◆ Required task
Take every line from the first down to the line with "0.070, 0.083, 0.114];" and set it down exactly, without the pictures.

★ ★ ★ ★ ★ ★ ★

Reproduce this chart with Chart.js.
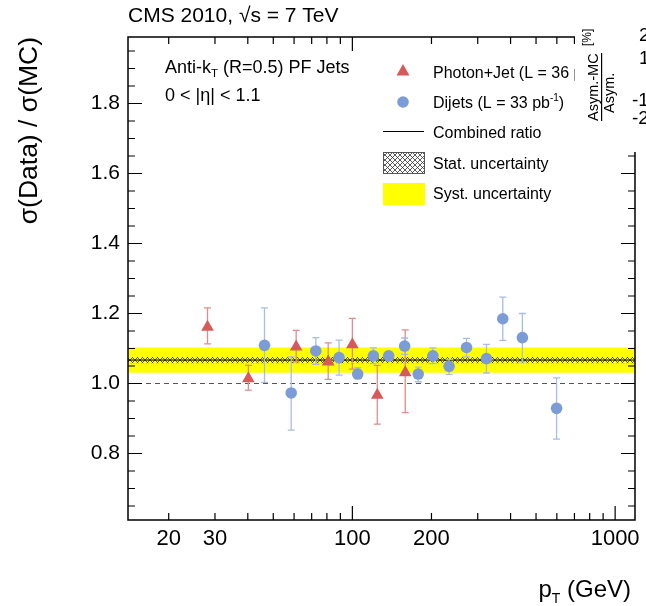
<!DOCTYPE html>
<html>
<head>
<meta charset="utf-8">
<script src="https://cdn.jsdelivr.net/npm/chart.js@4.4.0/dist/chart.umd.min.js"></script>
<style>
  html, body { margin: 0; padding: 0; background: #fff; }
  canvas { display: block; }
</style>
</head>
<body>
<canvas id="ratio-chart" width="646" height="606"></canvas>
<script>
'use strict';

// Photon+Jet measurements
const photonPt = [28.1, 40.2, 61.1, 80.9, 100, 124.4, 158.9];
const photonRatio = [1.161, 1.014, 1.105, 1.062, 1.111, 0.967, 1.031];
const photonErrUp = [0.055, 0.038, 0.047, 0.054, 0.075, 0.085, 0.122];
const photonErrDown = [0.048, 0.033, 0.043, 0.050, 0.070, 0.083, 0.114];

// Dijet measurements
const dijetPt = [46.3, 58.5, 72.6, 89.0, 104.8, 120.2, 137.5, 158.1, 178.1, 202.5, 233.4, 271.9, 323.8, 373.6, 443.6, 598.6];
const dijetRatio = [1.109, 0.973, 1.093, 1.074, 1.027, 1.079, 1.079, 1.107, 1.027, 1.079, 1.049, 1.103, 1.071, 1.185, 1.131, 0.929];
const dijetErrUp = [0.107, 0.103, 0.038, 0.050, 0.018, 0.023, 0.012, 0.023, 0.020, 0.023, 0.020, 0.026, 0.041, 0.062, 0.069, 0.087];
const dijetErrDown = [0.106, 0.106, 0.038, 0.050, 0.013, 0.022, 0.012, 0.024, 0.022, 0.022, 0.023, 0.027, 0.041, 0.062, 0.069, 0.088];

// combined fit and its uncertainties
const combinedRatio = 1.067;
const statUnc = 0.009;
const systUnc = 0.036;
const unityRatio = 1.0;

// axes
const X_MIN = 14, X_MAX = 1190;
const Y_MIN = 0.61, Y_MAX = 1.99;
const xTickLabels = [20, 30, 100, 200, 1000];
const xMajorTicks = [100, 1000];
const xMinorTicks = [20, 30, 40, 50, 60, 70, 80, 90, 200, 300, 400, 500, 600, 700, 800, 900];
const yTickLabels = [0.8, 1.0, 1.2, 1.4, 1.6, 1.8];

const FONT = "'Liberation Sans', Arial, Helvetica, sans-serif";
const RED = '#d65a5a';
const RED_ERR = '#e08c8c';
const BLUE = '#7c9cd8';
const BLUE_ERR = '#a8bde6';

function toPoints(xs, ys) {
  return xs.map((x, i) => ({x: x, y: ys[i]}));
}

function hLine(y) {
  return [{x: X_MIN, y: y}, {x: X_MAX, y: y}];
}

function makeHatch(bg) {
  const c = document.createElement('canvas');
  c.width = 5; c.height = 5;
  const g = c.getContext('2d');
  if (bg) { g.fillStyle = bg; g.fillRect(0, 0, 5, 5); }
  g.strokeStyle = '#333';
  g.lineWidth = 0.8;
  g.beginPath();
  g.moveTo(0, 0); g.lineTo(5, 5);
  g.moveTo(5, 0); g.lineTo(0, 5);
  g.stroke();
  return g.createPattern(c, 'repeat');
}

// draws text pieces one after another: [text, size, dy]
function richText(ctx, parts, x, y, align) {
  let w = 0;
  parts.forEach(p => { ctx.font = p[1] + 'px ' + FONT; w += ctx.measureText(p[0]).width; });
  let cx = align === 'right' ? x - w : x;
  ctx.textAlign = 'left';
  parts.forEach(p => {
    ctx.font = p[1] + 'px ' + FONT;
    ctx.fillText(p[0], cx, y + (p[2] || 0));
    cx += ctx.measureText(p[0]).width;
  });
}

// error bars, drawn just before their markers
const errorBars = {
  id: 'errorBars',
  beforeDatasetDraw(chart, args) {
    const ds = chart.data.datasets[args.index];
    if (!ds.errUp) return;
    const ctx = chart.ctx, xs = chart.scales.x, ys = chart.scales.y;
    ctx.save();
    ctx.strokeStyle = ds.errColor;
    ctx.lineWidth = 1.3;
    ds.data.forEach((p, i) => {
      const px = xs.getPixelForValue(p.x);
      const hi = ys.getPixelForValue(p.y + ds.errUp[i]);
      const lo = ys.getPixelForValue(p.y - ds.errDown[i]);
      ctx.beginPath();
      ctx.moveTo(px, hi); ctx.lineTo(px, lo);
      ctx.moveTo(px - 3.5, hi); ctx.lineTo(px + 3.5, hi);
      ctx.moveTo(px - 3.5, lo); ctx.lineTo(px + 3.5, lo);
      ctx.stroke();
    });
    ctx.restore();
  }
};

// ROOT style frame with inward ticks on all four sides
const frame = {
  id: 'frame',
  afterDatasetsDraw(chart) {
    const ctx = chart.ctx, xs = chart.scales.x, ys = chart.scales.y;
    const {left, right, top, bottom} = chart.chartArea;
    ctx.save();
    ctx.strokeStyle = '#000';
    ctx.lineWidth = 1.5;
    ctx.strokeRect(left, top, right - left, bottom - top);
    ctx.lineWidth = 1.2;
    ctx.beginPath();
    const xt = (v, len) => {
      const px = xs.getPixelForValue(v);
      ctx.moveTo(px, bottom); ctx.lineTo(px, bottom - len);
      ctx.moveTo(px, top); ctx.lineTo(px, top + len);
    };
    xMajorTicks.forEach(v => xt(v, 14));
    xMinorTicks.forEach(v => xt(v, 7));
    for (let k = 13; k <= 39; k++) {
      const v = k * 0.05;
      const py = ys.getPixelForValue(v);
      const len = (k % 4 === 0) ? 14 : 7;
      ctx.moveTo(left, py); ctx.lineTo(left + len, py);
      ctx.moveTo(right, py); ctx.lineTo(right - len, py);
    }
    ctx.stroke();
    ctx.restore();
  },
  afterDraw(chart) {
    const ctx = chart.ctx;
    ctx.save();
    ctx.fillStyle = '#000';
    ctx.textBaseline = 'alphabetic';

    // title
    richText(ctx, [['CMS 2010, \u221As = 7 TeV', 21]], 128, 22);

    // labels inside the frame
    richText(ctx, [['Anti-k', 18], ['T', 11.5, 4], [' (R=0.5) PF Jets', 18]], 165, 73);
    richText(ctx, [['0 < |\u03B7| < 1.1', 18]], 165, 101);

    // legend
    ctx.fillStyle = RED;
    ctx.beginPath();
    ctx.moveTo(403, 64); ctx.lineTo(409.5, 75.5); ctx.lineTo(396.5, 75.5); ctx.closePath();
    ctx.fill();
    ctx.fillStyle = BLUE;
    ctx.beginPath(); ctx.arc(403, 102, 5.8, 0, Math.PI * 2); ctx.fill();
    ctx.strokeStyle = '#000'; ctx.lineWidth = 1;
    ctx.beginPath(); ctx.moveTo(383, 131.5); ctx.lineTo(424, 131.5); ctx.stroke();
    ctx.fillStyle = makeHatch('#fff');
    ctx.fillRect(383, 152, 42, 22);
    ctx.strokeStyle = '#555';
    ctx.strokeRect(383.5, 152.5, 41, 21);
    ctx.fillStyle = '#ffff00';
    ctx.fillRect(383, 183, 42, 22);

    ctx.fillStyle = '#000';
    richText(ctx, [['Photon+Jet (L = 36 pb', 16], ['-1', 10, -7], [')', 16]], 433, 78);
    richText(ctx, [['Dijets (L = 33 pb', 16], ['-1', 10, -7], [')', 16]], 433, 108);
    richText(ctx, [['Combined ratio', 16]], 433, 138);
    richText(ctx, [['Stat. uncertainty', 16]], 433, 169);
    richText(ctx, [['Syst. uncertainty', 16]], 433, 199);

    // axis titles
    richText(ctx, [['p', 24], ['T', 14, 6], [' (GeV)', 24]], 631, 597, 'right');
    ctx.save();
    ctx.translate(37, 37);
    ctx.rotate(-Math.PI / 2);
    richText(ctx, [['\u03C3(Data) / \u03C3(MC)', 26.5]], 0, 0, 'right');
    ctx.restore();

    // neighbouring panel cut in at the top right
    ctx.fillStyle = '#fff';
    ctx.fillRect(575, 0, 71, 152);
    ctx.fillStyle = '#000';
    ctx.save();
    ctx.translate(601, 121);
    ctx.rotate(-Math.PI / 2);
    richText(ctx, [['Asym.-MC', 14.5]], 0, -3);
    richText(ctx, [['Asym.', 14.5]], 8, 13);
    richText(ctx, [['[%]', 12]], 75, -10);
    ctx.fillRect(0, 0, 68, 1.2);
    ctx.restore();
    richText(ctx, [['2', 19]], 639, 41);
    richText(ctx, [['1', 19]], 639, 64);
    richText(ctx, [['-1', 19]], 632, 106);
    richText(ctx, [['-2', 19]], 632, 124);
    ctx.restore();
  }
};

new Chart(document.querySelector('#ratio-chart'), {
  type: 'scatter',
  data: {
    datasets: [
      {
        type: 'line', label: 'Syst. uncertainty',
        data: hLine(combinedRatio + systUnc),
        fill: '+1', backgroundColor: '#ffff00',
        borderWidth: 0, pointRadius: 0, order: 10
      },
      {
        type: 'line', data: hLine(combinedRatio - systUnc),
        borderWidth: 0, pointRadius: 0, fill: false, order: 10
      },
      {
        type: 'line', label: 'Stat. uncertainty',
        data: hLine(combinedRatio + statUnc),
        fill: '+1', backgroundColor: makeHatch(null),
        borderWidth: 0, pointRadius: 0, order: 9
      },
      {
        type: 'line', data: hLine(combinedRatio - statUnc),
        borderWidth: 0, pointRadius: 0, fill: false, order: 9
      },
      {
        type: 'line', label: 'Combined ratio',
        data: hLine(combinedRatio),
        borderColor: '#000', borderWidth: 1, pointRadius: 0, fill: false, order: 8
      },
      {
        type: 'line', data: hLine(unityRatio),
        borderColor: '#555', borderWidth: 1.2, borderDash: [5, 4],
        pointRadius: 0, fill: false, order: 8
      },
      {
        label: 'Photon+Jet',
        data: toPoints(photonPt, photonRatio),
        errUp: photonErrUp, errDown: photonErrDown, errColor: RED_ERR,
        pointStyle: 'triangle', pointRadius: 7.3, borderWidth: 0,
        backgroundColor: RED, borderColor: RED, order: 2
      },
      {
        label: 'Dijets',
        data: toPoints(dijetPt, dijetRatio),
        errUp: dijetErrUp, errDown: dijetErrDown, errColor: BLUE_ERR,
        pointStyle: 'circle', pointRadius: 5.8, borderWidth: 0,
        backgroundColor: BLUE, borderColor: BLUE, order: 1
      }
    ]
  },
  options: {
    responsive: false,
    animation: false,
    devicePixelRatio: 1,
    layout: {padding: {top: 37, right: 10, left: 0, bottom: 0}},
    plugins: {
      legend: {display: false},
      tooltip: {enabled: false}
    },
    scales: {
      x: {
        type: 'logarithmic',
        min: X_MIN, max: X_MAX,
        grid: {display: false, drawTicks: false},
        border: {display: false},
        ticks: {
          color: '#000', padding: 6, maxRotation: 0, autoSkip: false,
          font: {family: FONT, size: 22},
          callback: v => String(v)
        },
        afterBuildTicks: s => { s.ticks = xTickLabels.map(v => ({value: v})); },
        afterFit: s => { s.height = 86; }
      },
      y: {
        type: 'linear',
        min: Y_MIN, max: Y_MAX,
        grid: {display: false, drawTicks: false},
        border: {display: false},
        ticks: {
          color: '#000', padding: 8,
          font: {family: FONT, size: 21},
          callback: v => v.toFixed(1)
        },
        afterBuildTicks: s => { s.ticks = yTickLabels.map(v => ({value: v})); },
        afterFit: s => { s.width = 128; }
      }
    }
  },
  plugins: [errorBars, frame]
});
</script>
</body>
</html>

★ ★ ★ ★ ★ ★ ★

◆ Result below
Reproduce this chart with Chart.js.
<!DOCTYPE html>
<html>
<head>
<meta charset="utf-8">
<script src="https://cdn.jsdelivr.net/npm/chart.js@4.4.0/dist/chart.umd.min.js"></script>
<style>
  html, body { margin: 0; padding: 0; background: #fff; }
  canvas { display: block; }
</style>
</head>
<body>
<canvas id="ratio-chart" width="646" height="606"></canvas>
<script>
'use strict';

// Photon+Jet measurements
const photonPt = [28.1, 40.2, 61.1, 80.9, 100, 124.4, 158.9];
const photonRatio = [1.161, 1.014, 1.105, 1.062, 1.111, 0.967, 1.031];
const photonErrUp = [0.055, 0.038, 0.047, 0.054, 0.075, 0.085, 0.122];
const photonErrDown = [0.048, 0.033, 0.043, 0.050, 0.070, 0.083, 0.114];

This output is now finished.